A segment of the homeless population is employable. They need training, they need job-readiness training. And if they were a laid-off worker who wants to get into a new trade, once they’re trained, they need to be assured that they’ll get a job.
This is where Carl Guardino from the Silicon Valley Leadership Group … his entire membership plays a critical role. He’s personally very passionate about supporting the homeless. He’s convinced the entire leadership group of companies to say “This is going to be a top priority for us.”
Not a single company will stand up and say “We’ll own it.” But as a community, if someone would rally and create programs, I know they will support it.
There’s a very interesting project called Small Business Ignite. Basically, San Jose wants to help small businesses succeed. Small businesses need training. They need mentoring. They don’t have time, they don’t have the resources. And basically, we were able to rally Ernst & Young to come together to not only provide a one-time training. Ernst & Young has agreed to participate in a one-year program where they provide tech planning, legal planning, business planning.
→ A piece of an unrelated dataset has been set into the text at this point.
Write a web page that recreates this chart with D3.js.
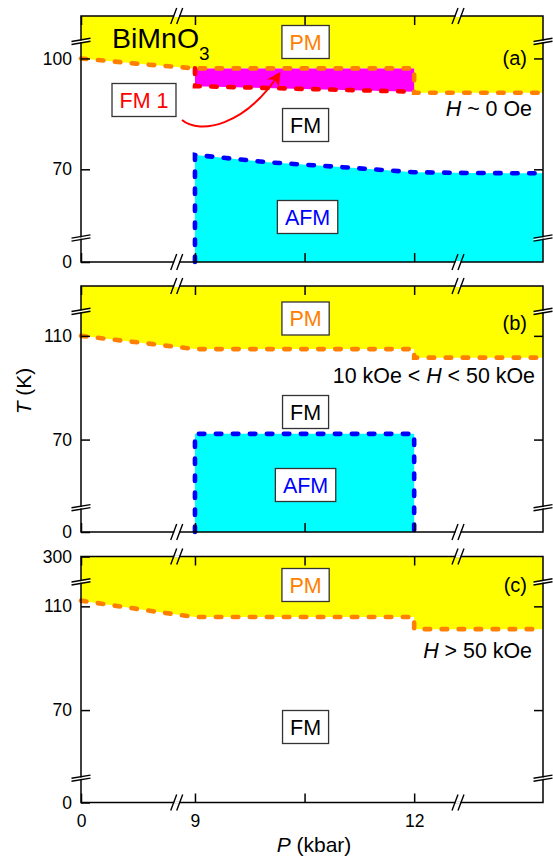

We recruited HootSuite to provide social-media training. So small companies can learn how to use Twitter to improve customer service, to create demand, to use social media for business reasons.
We’re planning on pairing the small businesses so that a Stage 1 company—meaning they have a concept, they’ve got a beta product—they can be mentored by another small business who’s more stable and more successful. In exchange, the more mature small-business client would then get mentoring from the larger companies. So truly, it’s train the trainer and we’re allowing this type of collaboration and mentoring to thrive in Silicon Valley.
WATCH: San Jose Mayor Chuck Reed discusses the Silicon Valley Talent Partnership
Editor’s Note: This interview has been edited for length and clarity.